The Guarani Aquifer System (GAS) is one of the largest subterranean freshwater reservoirs on the planet, hidden beneath the surface of South America. This immense hydrological feature serves as a vast natural water bank for millions of people. Its size and capacity underscore its importance in the context of growing global water scarcity. The system is a complex geological formation whose preservation requires international cooperation.
Defining the Guarani Aquifer System
The Guarani Aquifer System is a massive transboundary groundwater reserve spanning approximately 1.2 million square kilometers across southeastern South America. This underground body of water is shared by four nations: Argentina, Brazil, Paraguay, and Uruguay. Brazil holds the largest share, covering about two-thirds of the total area, underlying parts of eight Brazilian states.
The aquifer is named in honor of the Guarani indigenous people who historically inhabited the overlying region. Before it was unified under the Guarani name, different sections were locally known by various names, such as the Botucatu Aquifer in Brazil and the Tacuarembó Aquifer in Uruguay and Argentina. Its recognition as a single, interconnected system was a crucial step in promoting international cooperation for its management. The estimated total volume of water stored within the system ranges from 30,000 to 40,000 cubic kilometers.
Geological Composition and Hydrology
The physical structure of the Guarani Aquifer is composed primarily of porous sandstones deposited during the Triassic and Jurassic periods, roughly 200 million years ago. The main water-bearing layer is the Botucatu Formation, which consists of highly permeable, well-sorted aeolian sandstones that originated in an ancient desert environment. The high porosity of these sands allows them to store vast quantities of water like a sponge.
The aquifer system’s depth below the surface varies significantly, from zero in outcrop areas where it meets the surface to more than 1,800 meters in its deepest, most confined sections. Over most of its extent, the sandstone is sealed by a thick cap of low-permeability basaltic rocks from the Cretaceous Serra Geral Formation. This basalt layer acts as an aquitard, confining the water under pressure and providing a high degree of protection from surface contamination.
Water enters the aquifer through a natural process called recharge, which is extremely slow. Recharge occurs mainly through direct infiltration of rainwater in the unconfined outcrop zones, which are primarily located in Brazil, eastern Paraguay, and northern Uruguay. Additionally, in some areas, water can leak indirectly through fractures and faults in the overlying basalt layers. Hydrologists estimate the annual recharge rate to be in the range of 166 to 250 cubic kilometers, meaning most of the water is considered fossil water that renews over millennia.
Primary Uses and Regional Importance
The Guarani Aquifer System is a fundamental source of freshwater, supporting major population centers and significant economic activity across the four sharing countries. Millions of people, concentrated in more than 100 cities across the region, rely on the aquifer for their municipal drinking water supply. The water is often of high quality and can be accessed relatively easily, especially in the shallower, unconfined zones.

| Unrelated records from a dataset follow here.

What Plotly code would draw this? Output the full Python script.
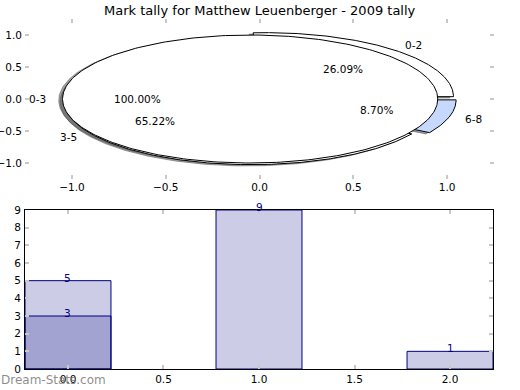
import numpy as np
import plotly.graph_objects as go

title = "Mark tally for Matthew Leuenberger - 2009 tally"

# inner pie (drawn first)
inner_labels = ["0-2", "3-5", "6-8"]
inner_pcts = [26.09, 65.22, 8.70]
inner_colors = [(255, 255, 255), (255, 255, 255), (198, 217, 253)]
inner_explode = [0.05, 0.05, 0.05]

# outer single-slice pie (drawn on top)
outer_labels = ["0-3"]
outer_pcts = [100.0]
outer_colors = [(255, 255, 255)]
outer_explode = [0.05]

# bar chart
bar_x = [0, 1, 2]
bar_totals = [5, 9, 1]
bar_sub_x = [0]
bar_sub = [3]

pie_ticks = [-1.0, -0.5, 0.0, 0.5, 1.0]
bar_xticks = [0.0, 0.5, 1.0, 1.5, 2.0]
bar_yticks = list(range(10))

FONT = "DejaVu Sans"
W, H = 520, 390


def make_wedges(pcts, explode, colors, labels):
    total = float(sum(pcts))
    res = []
    t = 0.0
    for p, e, c, lab in zip(pcts, explode, colors, labels):
        t1, t2 = t, t + 360.0 * p / total
        mid = np.deg2rad((t1 + t2) / 2)
        cx, cy = e * np.cos(mid), e * np.sin(mid)
        th = np.deg2rad(np.linspace(t1, t2, 300))
        xs = cx + np.cos(th)
        ys = cy + np.sin(th)
        if t2 - t1 < 359.999:
            xs = np.concatenate([[cx], xs, [cx]])
            ys = np.concatenate([[cy], ys, [cy]])
        res.append(dict(xs=xs, ys=ys, color=c, label=lab, pct=p, mid=mid, cx=cx, cy=cy))
        t = t2
    return res


inner = make_wedges(inner_pcts, inner_explode, inner_colors, inner_labels)
outer = make_wedges(outer_pcts, outer_explode, outer_colors, outer_labels)

fig = go.Figure()

# shadows first (lower zorder)
for w in inner + outer:
    r, g, b = [int(round(0.3 * v)) for v in w["color"]]
    col = f"rgba({r},{g},{b},0.5)"
    fig.add_trace(go.Scatter(x=w["xs"] - 0.02, y=w["ys"] - 0.02, mode="lines", fill="toself",
                             fillcolor=col, line=dict(color=col, width=1),
                             hoverinfo="skip", xaxis="x", yaxis="y"))
# wedges
for w in inner + outer:
    r, g, b = w["color"]
    fig.add_trace(go.Scatter(x=w["xs"], y=w["ys"], mode="lines", fill="toself",
                             fillcolor=f"rgb({r},{g},{b})", line=dict(color="black", width=1),
                             hoverinfo="skip", xaxis="x", yaxis="y"))

annotations = []
for w in inner + outer:
    lx = w["cx"] + 1.1 * np.cos(w["mid"])
    ly = w["cy"] + 1.1 * np.sin(w["mid"])
    right = lx > 0
    annotations.append(dict(x=lx, y=ly, xref="x", yref="y", text=w["label"], showarrow=False,
                            xanchor="left" if right else "right", yanchor="middle",
                            xshift=-4 if right else 4,
                            font=dict(family=FONT, size=10.5, color="black")))
    px = w["cx"] + 0.6 * np.cos(w["mid"])
    py = w["cy"] + 0.6 * np.sin(w["mid"])
    annotations.append(dict(x=px, y=py, xref="x", yref="y", text=f"{w['pct']:.2f}%", showarrow=False,
                            xanchor="center", yanchor="middle",
                            font=dict(family=FONT, size=10.5, color="black")))

# bars
fig.add_trace(go.Bar(x=bar_x, y=bar_totals, width=0.45, marker=dict(color="rgba(0,0,128,0.2)",
                     line=dict(color="#000080", width=1)), xaxis="x2", yaxis="y2", hoverinfo="skip"))
fig.add_trace(go.Bar(x=bar_sub_x, y=bar_sub, width=0.45, marker=dict(color="rgba(0,0,128,0.2)",
                     line=dict(color="#000080", width=1)), xaxis="x2", yaxis="y2", hoverinfo="skip"))
for xv, yv in list(zip(bar_x, bar_totals)) + list(zip(bar_sub_x, bar_sub)):
    annotations.append(dict(x=xv, y=yv, xref="x2", yref="y2", text=str(yv), showarrow=False,
                            xanchor="center", yanchor="middle", yshift=3,
                            font=dict(family=FONT, size=10.5, color="#000080")))

annotations.append(dict(x=0.5, y=1 - 10 / H, xref="paper", yref="paper", text=title, showarrow=False,
                        xanchor="center", yanchor="middle", font=dict(family=FONT, size=13, color="black")))
annotations.append(dict(x=-1 / W, y=(H - 380) / H, xref="paper", yref="paper", text="Dream-Stats.com",
                        showarrow=False, xanchor="left", yanchor="middle",
                        font=dict(family=FONT, size=12, color="rgba(120,120,120,0.85)")))

tick_common = dict(ticks="inside", ticklen=4, tickwidth=1.5, tickcolor="#c8c8c8", automargin=False,
                   showgrid=False, zeroline=False, tickfont=dict(family=FONT, size=10.5, color="black"))

fig.update_layout(
    width=W, height=H, margin=dict(l=0, r=0, t=0, b=0, pad=0, autoexpand=False),
    paper_bgcolor="white", plot_bgcolor="rgba(0,0,0,0)",
    showlegend=False, barmode="overlay",
    annotations=annotations,
    xaxis=dict(domain=[25 / W, 494 / W], range=[-1.25, 1.25], anchor="y", showline=False,
               mirror="ticks", tickvals=pie_ticks, tickformat=".1f", **tick_common),
    yaxis=dict(domain=[(H - 179) / H, (H - 19) / H], range=[-1.25, 1.25], anchor="x", showline=False,
               mirror="ticks", tickvals=pie_ticks, tickformat=".1f", ticklabelstandoff=2, **tick_common),
    xaxis2=dict(domain=[25 / W, 493 / W], range=[-0.225, 2.225], anchor="y2", showline=True,
                linecolor="black", linewidth=1, mirror="ticks", tickvals=bar_xticks, tickformat=".1f",
                **tick_common),
    yaxis2=dict(domain=[(H - 369) / H, (H - 210) / H], range=[0, 9], anchor="x2", showline=True,
                linecolor="black", linewidth=1, mirror="ticks", tickvals=bar_yticks, ticklabelstandoff=1,
                **tick_common),
)

fig.write_html("out.html", config={"displayModeBar": False},
               post_script="document.body.style.margin='0';document.body.style.overflow='hidden';")
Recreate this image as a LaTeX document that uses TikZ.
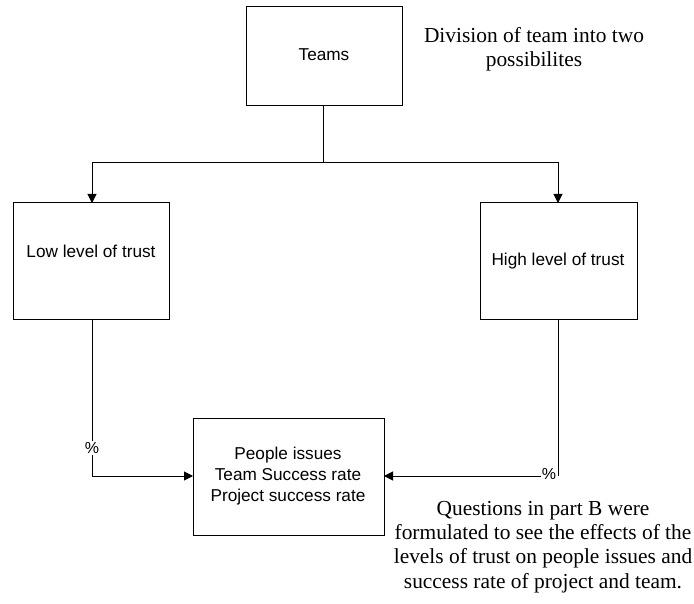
\documentclass[tikz,border=0pt]{standalone}
\usepackage{fontspec}
\setmainfont{Liberation Serif}
\setsansfont{Liberation Sans}
\usetikzlibrary{arrows.meta}
\begin{document}
\begin{tikzpicture}[x=1pt,y=-1pt,
  box/.style={draw,line width=1pt,rectangle},
  wire/.style={line width=1pt},
  arr/.style={wire,-{Triangle[length=9pt,width=9pt]}},
  lbl/.style={font=\sffamily\fontsize{17.2}{21}\selectfont,align=center},
  note/.style={font=\fontsize{21.4}{24.3}\selectfont,align=center},
  pct/.style={font=\sffamily\fontsize{16}{18}\selectfont,inner sep=1pt}]
\useasboundingbox (0,0) rectangle (694,604);

% boxes, drawn as rectangles with labels placed inside
\draw[box] (246,7) rectangle (402,106);
\node[lbl] (teams) at (324,55) {Teams};
\coordinate (teamsS) at (323,106);

\draw[box] (13,203) rectangle (169,320);
\node[lbl] (lowt) at (91,251) {Low level of trust};
\coordinate (lowN) at (92,203);
\coordinate (lowS) at (92,320);

\draw[box] (480,203) rectangle (637,320);
\node[lbl] (hight) at (558,261) {High level of trust};
\coordinate (highN) at (558,203);
\coordinate (highS) at (558,320);

\draw[box] (193,418) rectangle (384,535);
\node[lbl] (res) at (288,476) {People issues\\Team Success rate\\Project success rate};
\coordinate (resW) at (193,476);
\coordinate (resE) at (384,476);

% split from the team box to the two trust levels
\coordinate (split) at (323,163);
\draw[wire] (teamsS) -- (split);
\draw[arr] (split) -| (lowN);
\draw[arr] (split) -| (highN);

% percentage links into the outcome box
\node[pct] (pl) at (92,448) {\%};
\draw[wire] (lowS) -- (pl.north);
\draw[arr] (pl.south) |- (resW);

\node[pct] (pr) at (549,474) {\%};
\coordinate (hc) at (558,476);
\draw[wire] (highS) -- (hc);
\draw[arr] (pr.west |- resE) -- (resE);

% notes
\node[note] (n1) at (534,49) {Division of team into two\\possibilites};
\node[note] (n2) at (543,547) {Questions in part B were\\formulated to see the effects of the\\levels of trust on people issues and\\success rate of project and team.};
\end{tikzpicture}
\end{document}
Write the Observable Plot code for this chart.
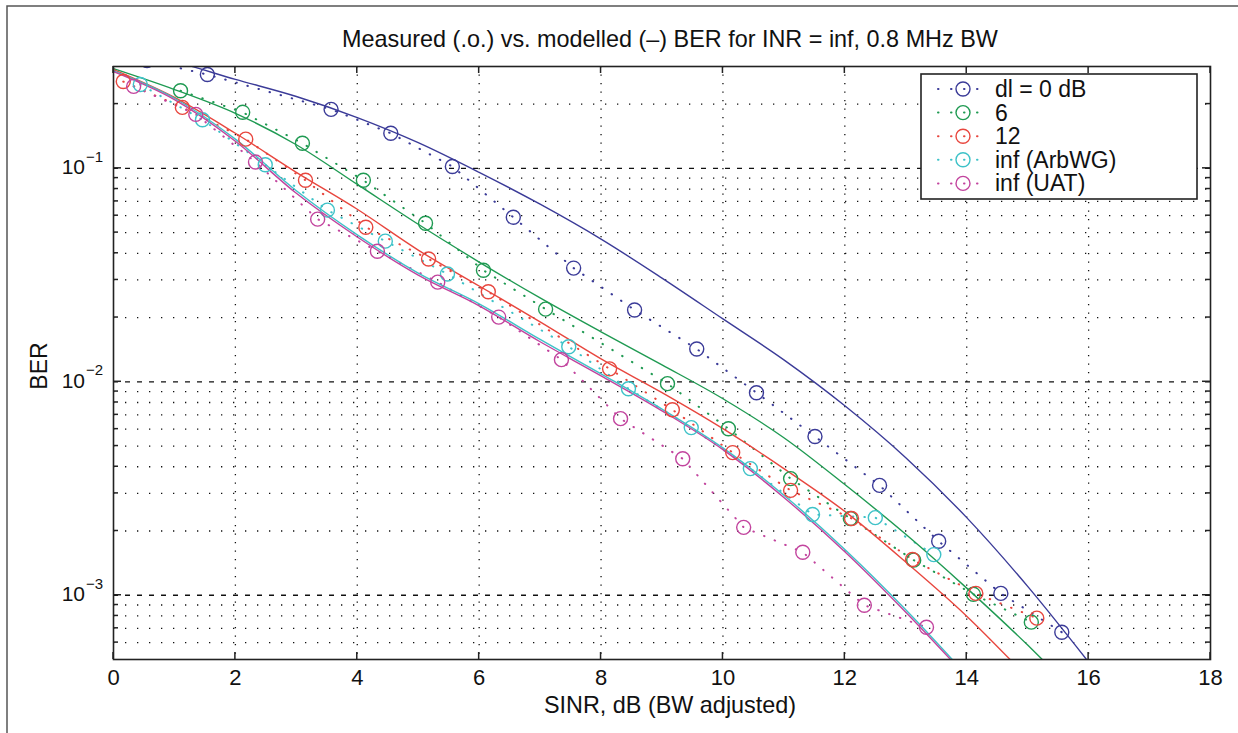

Beyond human consumption, the aquifer’s waters are utilized for extensive agricultural irrigation, particularly in the fertile regions of Brazil and Argentina. This water sustains crops and livestock, directly supporting the regional agricultural economy and food security. Industrial applications, including manufacturing and processing plants, also draw upon the reliable supply provided by the GAS.
A unique use of the aquifer is for thermal tourism, especially in parts of Uruguay and Argentina, where the water is naturally heated due to the Earth’s geothermal gradient at greater depths. In these areas, the water temperature can range from 33°C to over 65°C, making it suitable for hot springs and spas. The consistent availability of this water underpins the economic stability and continued population growth of the entire region.
Transboundary Governance and Protection Efforts
Managing a resource of this magnitude that crosses four sovereign national borders presents unique political and legal challenges. Each country maintains national sovereignty over the portion of the aquifer within its territory, which necessitates a coordinated framework for its shared use and protection. The uneven distribution of the aquifer and differing national needs for water further complicate the management landscape.
A major step toward unified management was the signing of the Guarani Aquifer Agreement (GAA) by the four nations in 2010, which officially entered into force in 2020. This agreement established a framework for cooperation on the sustainable use and conservation of the shared resource. The GAA aims to coordinate technical and scientific efforts and ensure that the utilization by one country does not cause significant harm to the others.
The aquifer faces two primary threats: contamination and over-exploitation. Contamination is a concern in the unconfined recharge zones, where agricultural runoff carrying pesticides and fertilizers, or industrial waste, can infiltrate the water supply. Localized over-exploitation is a problem in areas with high population density, such as parts of São Paulo state in Brazil, where intensive drilling can cause water levels to decline. The Strategic Action Program (SAP) provides a long-term plan to monitor, regulate, and protect this transboundary resource.